Using the entries shown below, output the line containing "Give me the matplotlib source for this chart.", the line containing "import matplotlib.pyplot as plt", and every line between them, exactly. Pictures are omitted.

================

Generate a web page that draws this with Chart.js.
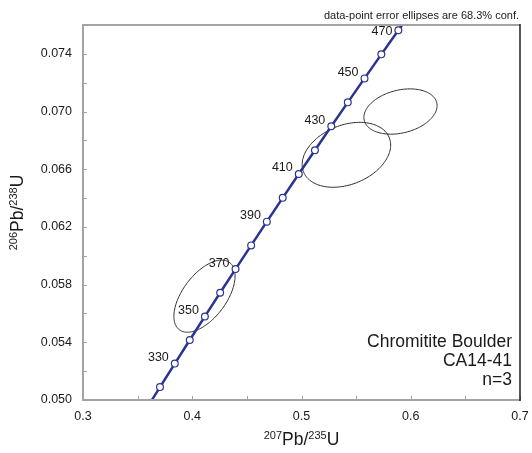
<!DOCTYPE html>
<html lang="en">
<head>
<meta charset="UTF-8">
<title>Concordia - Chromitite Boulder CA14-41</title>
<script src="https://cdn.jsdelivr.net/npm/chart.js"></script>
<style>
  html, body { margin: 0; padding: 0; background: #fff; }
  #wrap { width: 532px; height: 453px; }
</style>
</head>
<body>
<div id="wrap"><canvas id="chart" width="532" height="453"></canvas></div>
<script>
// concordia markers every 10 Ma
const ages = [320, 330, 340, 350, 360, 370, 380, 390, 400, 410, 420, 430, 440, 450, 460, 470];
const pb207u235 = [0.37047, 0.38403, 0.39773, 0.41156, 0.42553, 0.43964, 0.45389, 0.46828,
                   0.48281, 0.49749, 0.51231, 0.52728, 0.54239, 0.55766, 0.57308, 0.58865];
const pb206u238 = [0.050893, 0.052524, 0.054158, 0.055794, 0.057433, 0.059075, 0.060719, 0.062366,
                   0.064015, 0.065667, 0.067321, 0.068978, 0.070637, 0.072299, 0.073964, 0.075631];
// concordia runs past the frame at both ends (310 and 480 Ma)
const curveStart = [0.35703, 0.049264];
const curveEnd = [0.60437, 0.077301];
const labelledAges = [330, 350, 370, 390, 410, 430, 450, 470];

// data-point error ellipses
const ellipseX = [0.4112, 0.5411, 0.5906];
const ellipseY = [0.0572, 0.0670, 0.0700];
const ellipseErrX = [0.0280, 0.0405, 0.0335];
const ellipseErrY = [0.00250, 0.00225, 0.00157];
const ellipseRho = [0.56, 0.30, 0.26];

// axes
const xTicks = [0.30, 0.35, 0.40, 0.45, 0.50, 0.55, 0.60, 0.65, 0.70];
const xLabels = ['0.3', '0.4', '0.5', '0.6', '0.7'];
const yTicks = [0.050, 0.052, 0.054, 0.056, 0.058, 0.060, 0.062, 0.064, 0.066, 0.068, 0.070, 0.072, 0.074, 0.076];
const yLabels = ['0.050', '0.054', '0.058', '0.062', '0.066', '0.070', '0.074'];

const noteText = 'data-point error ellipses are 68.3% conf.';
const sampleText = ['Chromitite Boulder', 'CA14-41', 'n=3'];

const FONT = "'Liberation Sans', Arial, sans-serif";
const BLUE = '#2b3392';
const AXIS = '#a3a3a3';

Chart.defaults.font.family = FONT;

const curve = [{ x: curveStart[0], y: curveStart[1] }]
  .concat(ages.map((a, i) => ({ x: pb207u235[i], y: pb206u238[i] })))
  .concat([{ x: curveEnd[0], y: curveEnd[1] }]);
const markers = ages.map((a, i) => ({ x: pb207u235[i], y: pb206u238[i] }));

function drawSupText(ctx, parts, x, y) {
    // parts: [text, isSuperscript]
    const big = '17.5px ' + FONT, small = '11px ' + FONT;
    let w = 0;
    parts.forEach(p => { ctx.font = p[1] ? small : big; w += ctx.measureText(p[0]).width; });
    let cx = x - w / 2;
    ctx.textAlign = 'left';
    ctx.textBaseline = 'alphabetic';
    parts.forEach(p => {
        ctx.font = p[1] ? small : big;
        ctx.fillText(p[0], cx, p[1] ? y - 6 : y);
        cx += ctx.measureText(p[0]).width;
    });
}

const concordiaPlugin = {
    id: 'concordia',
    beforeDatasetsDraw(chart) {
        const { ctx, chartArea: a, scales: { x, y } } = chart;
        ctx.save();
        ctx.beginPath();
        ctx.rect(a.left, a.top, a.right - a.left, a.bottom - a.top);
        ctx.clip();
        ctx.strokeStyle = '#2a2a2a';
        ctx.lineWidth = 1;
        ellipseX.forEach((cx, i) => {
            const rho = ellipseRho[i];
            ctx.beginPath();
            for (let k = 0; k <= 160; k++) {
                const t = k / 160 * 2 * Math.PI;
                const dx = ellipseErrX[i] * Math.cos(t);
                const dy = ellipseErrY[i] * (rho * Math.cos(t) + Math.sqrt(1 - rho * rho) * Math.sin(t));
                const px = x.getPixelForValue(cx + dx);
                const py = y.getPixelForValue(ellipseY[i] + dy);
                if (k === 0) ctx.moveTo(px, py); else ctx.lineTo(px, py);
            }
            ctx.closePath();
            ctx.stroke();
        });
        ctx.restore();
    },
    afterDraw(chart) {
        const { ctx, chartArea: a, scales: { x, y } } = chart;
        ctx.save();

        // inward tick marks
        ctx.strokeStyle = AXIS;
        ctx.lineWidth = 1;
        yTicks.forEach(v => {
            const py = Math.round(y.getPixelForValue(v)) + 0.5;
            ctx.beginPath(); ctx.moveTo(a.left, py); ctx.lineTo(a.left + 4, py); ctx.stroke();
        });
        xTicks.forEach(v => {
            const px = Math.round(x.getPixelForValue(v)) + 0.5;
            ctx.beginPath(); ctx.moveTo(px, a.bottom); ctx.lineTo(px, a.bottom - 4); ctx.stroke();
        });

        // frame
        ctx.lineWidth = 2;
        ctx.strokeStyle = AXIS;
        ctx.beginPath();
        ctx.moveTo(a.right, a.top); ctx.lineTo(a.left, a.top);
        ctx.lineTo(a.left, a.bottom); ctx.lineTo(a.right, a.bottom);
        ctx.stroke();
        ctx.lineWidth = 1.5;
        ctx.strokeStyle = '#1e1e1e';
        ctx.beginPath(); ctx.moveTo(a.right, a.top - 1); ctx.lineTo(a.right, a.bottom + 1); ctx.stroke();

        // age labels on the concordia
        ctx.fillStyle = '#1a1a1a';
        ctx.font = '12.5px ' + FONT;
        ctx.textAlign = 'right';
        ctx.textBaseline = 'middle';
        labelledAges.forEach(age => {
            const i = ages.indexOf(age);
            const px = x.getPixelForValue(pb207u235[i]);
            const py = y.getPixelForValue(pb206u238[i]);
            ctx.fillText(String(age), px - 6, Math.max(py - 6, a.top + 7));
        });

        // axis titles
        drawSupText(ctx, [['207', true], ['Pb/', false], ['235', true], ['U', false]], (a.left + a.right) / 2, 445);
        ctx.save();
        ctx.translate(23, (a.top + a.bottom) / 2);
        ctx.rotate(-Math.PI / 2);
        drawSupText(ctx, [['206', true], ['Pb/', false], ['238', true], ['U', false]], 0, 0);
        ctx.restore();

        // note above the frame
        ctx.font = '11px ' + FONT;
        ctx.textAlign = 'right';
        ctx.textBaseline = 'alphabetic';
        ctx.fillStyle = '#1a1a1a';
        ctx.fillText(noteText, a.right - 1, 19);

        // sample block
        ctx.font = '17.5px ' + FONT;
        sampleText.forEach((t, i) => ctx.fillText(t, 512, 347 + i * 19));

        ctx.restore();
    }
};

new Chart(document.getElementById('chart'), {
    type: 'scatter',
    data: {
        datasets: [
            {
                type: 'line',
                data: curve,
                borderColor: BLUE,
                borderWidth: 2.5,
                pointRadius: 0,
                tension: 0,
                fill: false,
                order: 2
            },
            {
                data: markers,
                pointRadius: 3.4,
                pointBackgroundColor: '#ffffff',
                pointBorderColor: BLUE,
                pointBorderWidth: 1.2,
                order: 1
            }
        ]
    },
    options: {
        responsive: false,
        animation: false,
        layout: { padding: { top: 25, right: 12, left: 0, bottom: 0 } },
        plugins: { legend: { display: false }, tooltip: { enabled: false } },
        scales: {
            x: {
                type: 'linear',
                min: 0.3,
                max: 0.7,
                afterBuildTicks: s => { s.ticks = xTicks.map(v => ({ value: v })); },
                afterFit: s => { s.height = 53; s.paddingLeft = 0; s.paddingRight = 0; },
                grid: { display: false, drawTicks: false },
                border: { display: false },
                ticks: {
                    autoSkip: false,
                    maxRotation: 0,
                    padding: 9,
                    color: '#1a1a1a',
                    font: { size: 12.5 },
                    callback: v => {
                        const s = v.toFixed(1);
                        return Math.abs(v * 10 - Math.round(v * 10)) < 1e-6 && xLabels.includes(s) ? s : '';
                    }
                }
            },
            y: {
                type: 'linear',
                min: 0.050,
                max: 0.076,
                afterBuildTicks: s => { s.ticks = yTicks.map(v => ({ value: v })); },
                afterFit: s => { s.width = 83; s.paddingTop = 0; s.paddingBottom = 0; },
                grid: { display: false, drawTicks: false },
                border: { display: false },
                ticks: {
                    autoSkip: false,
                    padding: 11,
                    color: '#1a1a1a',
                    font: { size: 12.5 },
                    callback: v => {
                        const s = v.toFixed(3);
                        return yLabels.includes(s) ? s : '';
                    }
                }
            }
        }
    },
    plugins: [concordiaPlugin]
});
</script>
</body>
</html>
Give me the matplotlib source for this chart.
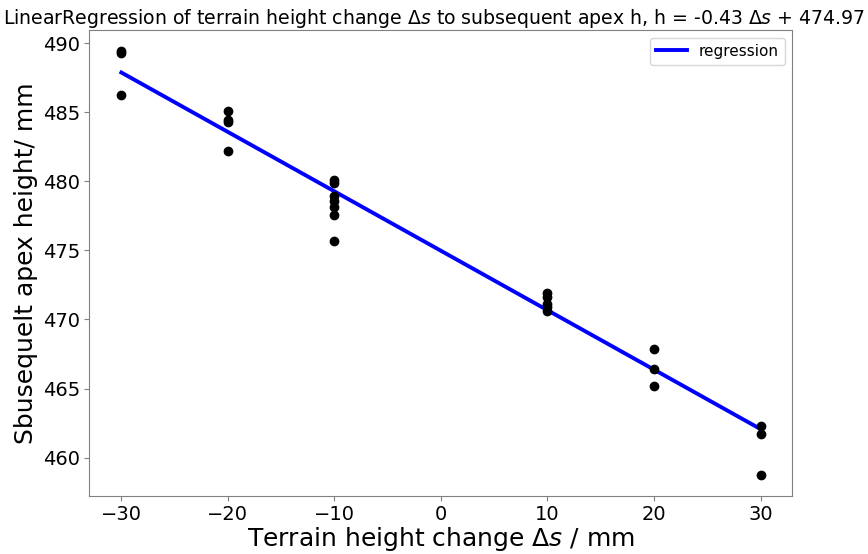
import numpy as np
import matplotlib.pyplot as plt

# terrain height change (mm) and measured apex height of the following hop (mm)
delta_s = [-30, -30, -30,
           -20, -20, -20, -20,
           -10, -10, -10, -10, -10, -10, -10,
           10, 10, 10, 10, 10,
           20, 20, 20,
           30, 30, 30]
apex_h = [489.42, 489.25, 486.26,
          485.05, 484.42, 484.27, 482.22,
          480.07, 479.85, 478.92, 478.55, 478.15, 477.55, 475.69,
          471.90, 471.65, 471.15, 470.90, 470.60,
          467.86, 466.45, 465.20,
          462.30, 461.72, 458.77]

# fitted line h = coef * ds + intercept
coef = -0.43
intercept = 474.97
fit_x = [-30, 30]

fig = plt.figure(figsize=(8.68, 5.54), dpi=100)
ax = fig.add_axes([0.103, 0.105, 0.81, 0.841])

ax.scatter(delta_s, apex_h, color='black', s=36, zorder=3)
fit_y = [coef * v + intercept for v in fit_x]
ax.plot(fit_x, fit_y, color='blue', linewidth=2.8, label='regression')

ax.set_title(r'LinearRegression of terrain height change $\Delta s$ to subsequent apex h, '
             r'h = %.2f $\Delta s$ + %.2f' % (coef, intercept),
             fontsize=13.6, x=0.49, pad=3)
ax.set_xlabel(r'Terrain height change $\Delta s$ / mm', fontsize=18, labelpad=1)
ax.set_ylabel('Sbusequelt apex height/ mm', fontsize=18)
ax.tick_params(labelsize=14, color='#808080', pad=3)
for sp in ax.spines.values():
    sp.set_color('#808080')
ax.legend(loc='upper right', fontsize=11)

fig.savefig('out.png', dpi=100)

================

[Result for this task]
Give me the matplotlib source for this chart.
import numpy as np
import matplotlib.pyplot as plt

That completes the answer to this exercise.